§ **Exercise**
Tally the lines holding "this" and state only that figure.

§ **Dataset entries**
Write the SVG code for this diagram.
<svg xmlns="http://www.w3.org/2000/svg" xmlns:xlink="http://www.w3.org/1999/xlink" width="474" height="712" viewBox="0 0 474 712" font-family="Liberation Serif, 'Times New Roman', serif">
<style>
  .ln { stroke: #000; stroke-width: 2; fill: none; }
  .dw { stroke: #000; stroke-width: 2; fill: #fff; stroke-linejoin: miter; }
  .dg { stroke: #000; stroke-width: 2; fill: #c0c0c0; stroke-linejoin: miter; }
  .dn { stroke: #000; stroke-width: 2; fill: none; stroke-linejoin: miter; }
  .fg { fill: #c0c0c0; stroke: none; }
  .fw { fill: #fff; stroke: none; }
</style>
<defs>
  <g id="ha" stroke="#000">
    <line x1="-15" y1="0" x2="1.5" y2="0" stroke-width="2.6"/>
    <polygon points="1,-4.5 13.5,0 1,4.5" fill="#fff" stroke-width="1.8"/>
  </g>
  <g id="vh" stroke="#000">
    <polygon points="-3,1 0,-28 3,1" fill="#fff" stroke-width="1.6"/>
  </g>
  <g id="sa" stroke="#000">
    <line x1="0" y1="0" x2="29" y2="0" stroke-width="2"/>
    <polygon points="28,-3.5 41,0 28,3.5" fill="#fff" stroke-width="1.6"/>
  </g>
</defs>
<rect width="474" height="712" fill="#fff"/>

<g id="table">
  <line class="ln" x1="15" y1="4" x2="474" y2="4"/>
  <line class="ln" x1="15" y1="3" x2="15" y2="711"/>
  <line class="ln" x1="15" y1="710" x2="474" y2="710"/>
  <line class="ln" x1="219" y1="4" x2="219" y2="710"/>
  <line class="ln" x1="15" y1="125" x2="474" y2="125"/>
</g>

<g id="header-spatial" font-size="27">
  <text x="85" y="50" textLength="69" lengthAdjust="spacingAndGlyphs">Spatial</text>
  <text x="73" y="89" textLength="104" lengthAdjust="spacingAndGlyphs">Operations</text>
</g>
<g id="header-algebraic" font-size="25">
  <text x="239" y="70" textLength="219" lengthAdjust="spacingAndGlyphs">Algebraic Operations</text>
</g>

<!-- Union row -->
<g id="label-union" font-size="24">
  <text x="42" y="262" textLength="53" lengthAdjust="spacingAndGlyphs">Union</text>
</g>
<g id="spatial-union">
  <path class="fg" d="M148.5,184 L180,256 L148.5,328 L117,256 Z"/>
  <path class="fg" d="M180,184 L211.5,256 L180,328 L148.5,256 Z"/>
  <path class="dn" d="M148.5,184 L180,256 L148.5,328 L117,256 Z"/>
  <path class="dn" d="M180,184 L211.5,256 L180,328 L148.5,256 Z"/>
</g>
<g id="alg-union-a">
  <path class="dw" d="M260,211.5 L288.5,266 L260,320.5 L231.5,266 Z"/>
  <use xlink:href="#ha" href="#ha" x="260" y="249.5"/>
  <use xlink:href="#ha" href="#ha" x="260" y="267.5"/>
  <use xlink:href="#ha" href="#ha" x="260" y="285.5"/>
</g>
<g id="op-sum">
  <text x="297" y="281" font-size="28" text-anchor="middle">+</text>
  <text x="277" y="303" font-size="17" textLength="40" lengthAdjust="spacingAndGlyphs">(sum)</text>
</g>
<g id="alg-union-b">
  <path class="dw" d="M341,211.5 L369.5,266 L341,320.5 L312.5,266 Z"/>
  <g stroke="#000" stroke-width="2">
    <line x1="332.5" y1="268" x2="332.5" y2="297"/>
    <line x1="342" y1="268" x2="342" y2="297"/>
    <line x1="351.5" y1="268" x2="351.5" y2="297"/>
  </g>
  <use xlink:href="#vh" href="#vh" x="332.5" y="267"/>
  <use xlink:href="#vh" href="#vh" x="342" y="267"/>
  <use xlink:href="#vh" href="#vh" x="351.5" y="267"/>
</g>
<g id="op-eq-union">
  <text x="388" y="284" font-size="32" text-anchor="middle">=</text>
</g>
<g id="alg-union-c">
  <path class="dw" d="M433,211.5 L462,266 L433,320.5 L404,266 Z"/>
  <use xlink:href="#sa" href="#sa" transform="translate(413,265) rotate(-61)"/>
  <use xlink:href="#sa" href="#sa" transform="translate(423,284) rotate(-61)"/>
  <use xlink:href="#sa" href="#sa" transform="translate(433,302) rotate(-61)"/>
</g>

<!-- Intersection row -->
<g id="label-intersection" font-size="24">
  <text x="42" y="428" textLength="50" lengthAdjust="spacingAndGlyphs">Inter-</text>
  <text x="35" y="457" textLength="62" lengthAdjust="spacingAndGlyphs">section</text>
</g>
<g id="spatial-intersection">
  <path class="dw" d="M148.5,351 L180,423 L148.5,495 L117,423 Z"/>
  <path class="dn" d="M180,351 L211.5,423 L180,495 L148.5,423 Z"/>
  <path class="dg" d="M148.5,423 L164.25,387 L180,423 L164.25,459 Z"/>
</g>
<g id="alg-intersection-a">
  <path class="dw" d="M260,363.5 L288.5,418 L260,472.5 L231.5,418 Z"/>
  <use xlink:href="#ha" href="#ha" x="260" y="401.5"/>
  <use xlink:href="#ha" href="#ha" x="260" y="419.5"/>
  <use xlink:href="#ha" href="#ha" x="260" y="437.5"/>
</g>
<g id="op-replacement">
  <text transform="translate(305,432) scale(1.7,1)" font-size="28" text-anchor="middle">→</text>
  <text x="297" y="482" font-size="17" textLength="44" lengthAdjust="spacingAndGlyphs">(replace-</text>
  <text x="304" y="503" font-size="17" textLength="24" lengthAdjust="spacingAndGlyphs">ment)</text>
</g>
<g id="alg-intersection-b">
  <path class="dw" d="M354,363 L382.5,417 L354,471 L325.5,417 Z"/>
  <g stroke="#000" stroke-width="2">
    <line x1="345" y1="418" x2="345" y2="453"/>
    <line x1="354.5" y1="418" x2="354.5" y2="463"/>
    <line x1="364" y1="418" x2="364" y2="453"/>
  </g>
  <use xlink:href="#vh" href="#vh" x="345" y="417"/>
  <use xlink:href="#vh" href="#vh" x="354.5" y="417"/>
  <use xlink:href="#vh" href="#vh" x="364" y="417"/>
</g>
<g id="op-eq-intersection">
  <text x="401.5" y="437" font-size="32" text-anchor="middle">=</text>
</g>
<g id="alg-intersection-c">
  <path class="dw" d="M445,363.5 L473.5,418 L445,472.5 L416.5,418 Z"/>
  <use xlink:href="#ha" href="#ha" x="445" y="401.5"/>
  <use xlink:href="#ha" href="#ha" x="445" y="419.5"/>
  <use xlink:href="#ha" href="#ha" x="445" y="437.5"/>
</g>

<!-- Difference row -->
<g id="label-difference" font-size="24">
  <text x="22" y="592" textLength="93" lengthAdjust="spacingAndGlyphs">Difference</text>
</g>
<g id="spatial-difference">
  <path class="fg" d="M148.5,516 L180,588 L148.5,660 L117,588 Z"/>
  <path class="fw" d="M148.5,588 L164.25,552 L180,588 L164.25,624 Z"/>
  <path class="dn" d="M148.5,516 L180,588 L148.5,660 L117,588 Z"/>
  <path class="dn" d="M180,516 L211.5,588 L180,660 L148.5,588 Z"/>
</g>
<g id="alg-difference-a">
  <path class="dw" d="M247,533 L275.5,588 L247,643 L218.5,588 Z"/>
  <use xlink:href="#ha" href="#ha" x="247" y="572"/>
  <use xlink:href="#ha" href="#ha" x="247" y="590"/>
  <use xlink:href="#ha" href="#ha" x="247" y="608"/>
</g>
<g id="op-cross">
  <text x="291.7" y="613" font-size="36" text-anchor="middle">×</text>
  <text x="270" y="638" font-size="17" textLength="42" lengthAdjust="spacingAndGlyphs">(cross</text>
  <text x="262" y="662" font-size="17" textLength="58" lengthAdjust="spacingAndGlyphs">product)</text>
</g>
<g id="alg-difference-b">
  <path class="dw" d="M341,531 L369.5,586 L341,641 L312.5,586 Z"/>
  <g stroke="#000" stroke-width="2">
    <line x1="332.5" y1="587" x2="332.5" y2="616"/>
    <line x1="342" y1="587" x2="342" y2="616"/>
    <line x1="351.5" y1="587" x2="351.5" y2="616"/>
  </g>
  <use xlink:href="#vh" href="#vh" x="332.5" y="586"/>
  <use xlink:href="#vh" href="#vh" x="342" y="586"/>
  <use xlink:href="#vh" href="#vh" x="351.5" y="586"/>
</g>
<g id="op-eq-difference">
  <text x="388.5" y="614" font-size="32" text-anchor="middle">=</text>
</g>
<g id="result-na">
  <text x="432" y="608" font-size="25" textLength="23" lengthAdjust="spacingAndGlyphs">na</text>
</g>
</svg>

* * *

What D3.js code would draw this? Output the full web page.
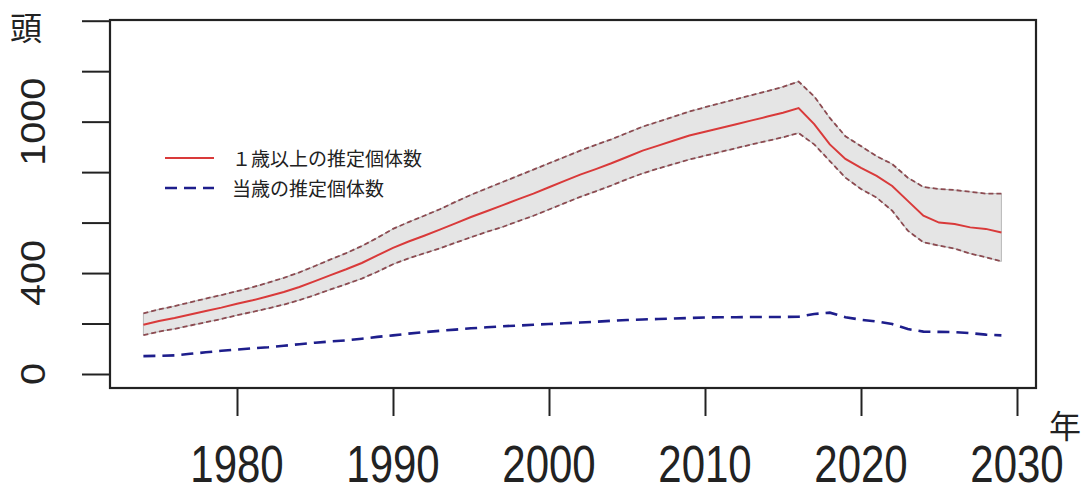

§ **Solution to the exercise**
2